BİR GAZETECİ OLARAK ZOR VE ACI GÜNLER YAŞADIM

Türkiye'ye getirilen Milliyet Gazetesi foto muhabiri Bünyamin Aygün, Cilvegözü Sınır Kapısı'nda gazetecilere yaptığı açıklamada zor ve acı günler yaşadığını söyledi. "80 milyonluk bir ülkenin arkamda olduğunu bilmek güzel bir duygu" diyen Aygün, "Dışişleri mutlaka devreye girmiştir. Başbakanlık devreye girmiştir. Benimle ilgili mutlaka bir şeyler yapmışlardır. Bugün de gördüm ki meslek kuruluşları, Türkiye Fotomuhabirleri Derneği, İHH destek vermiş onların sayesinde şu anda buradayım" dedi.
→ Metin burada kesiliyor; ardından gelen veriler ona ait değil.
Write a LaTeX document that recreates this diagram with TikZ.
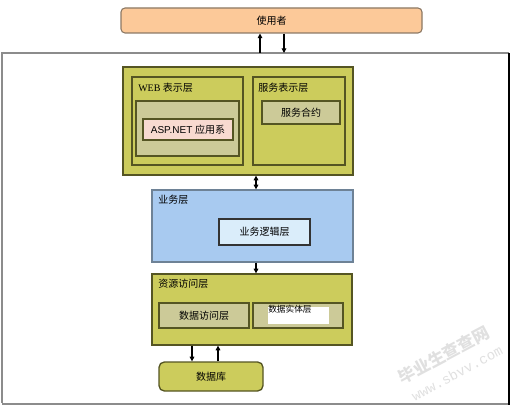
\documentclass[tikz,border=0pt]{standalone}
\usepackage{fontspec}
\setmainfont{Liberation Serif}
\newfontfamily\cjk{Noto Sans CJK SC}
\usetikzlibrary{arrows.meta,fit}
\definecolor{peach}{RGB}{252,201,153}
\definecolor{peachline}{RGB}{140,120,100}
\definecolor{olivefill}{RGB}{204,204,92}
\definecolor{oliveline}{RGB}{85,85,35}
\definecolor{khaki}{RGB}{204,202,152}
\definecolor{pinkfill}{RGB}{248,218,208}
\definecolor{bluefill}{RGB}{168,202,240}
\definecolor{blueline}{RGB}{110,130,150}
\definecolor{lightblue}{RGB}{218,237,250}
\definecolor{framegray}{RGB}{140,140,140}
\begin{document}
\begin{tikzpicture}[x=0.75pt,y=-0.75pt,
  every node/.style={font=\cjk\fontsize{7.5}{9}\selectfont},
  boxa/.style={draw=oliveline, line width=1pt, fill=olivefill, inner sep=0pt},
  boxk/.style={draw=oliveline, line width=1pt, fill=khaki, inner sep=0pt},
  lbl/.style={anchor=north west, inner sep=0pt},
  conn/.style={line width=0.8pt, -{Triangle[length=3.5pt,width=3.5pt]}},
  conn2/.style={line width=0.8pt, {Triangle[length=3.5pt,width=3.5pt]}-{Triangle[length=3.5pt,width=3.5pt]}}]
\useasboundingbox (0,0) rectangle (514,406);
% outer frame
\draw[framegray, line width=1.5pt] (509,53) -- (2,53) -- (2,403);
\draw[framegray, line width=2.2pt] (2,404) -- (509,404);
\draw[black, line width=1.2pt] (509,53) -- (509,405);
% user
\node[draw=peachline, line width=0.8pt, fill=peach, rounded corners=3pt, minimum width=301*0.75pt, minimum height=25*0.75pt] (user) at (271.5,20.5) {使用者};
\coordinate (ua) at (260,53);
\coordinate (ub) at (284,53);
% presentation
\node[boxa, fit={(123,67) (353,175)}] (pres) {};
\node[boxa, fit={(132,77) (243,165)}] (web) {};
\node[lbl] (webl) at (138,83) {\fontspec{Liberation Serif}WEB {\cjk 表示层}};
\node[boxk, fit={(136,101) (239,156)}] (webin) {};
\node[draw=oliveline, line width=1pt, fill=pinkfill, inner sep=0pt, minimum width=90*0.75pt, minimum height=21*0.75pt] (asp) at (188,129.5) {\fontspec{Liberation Sans}ASP.NET {\cjk 应用系}};
\node[boxa, fit={(253,77) (345,165)}] (svc) {};
\node[lbl] (svcl) at (258,83) {服务表示层};
\node[boxk, minimum width=78*0.75pt, minimum height=23*0.75pt] (contract) at (301,112.5) {服务合约};
% business
\node[draw=blueline, line width=1pt, fill=bluefill, inner sep=0pt, fit={(152,190) (353,262)}] (biz) {};
\node[lbl] (bizl) at (158,195) {业务层};
\node[draw=black!80, line width=0.9pt, fill=lightblue, inner sep=0pt, minimum width=91*0.75pt, minimum height=26*0.75pt] (logic) at (264.5,232) {业务逻辑层};
% resource access
\node[boxa, fit={(152,274) (352,345)}] (res) {};
\node[lbl] (resl) at (158,279) {资源访问层};
\node[boxk, minimum width=90*0.75pt, minimum height=25*0.75pt] (dal) at (204,315.5) {数据访问层};
\node[boxk, fit={(253,303) (343,328)}] (ent) {};
\node[fill=white, inner sep=0pt, fit={(268,307) (329,324)}] (entw) {};
\node[lbl, font=\cjk\fontsize{6.5}{8}\selectfont] (entl) at (268,305) {数据实体层};
% database
\node[draw=oliveline, line width=1pt, fill=olivefill, rounded corners=4pt, minimum width=104*0.75pt, minimum height=29*0.75pt] (db) at (211,376.5) {数据库};
% connectors
\coordinate (ax) at (256,0);
\coordinate (dx) at (192,0);
\coordinate (ex) at (218,0);
\draw[conn] (ua) -- (ua |- user.south);
\draw[conn] (ub |- user.south) -- (ub);
\draw[conn2] (pres.south -| ax) -- (biz.north -| ax);
\draw[conn] (biz.south -| ax) -- (res.north -| ax);
\draw[conn] (res.south -| dx) -- (db.north -| dx);
\draw[conn] (db.north -| ex) -- (res.south -| ex);
% watermark
\node[rotate=28, inner sep=0pt, text=black!12, font=\cjk\fontsize{12.5}{13}\selectfont\bfseries] (wm1) at (444,355) {毕业生查查网};
\node[rotate=28, inner sep=0pt, text=black!12, font=\fontspec{Liberation Mono}\fontsize{10.5}{11}\selectfont] (wm2) at (457,373) {www.sbvv.com};
\end{tikzpicture}
\end{document}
AYGÜN: BENİ EL KAİDE BAĞLANTILI ÖRGÜT KAÇIRDI

Her şeye rağmen kendi ülkesinde olmanın müthiş bir duygu olduğunu vurgulayan Aygün, "Şu anda kendi ülkeme ayak basmış olmak, doğrusu bu kadar insan beklemiyordum. Oradaki sürecin uzayacağını düşünüyordum. En umutsuz olan tarafı da aleyhimde verilmiş olan infaz kararı. Çünkü Milliyet Gazetesi Muhabiri olduğum için Milliyet Gazetesi'nin Müslüman olmadığını, bizim Türkiye olarak İsrail ve Amerika'ya çalıştığımızı düşünerek ilk günüm bu şekilde geçti. Benim casus olduğumu düşünüyorlardı. Sorgulama bitince 20 gün sonra biraz daha rahat oldu benim için. Sonuçta ne olursa olsun elleriniz kelepçeli, gözleriniz bağlı saatin üçünde beşinde sürekli yerleriniz değiştiriliyor. Bilmediğiniz bir yerde sorguya alınıyorsunuz. Gözüm kapalı nerede tutulduğumu bilmiyorum. İşkence yapılmadı açıkçası ama tabiki sorgu normal bir sorgu olmuyor. Dünyanın hiç bir yerinde böyle olmaz. Beni kaçıran örgüt El-Kaide bağlantılı bir örgüttü. Tam olarak söylemediler ama Irak-Şam İslam Devleti olduğunu biliyorum ben. Çünkü çeşitli ibareleri vardı. İşkence yapılmadı zor günlerdi. İstanbul'u özledim. Türkiye Cumhuriyeti Vatandaşı olmak benim için çok büyük gurur verici bir şey, Başbakanlığın, Dış İşlerini, meslek örgütlerinin arkanızda olması, sivil yardım vakıfları İHH gibi arkanızda olduğunu bilmeniz müthiş güzel bir duygu. Hala ben rüya görüyorum. Kaçırıldığımda 20 gün bu rüyayı görüyordum" diye konuştu.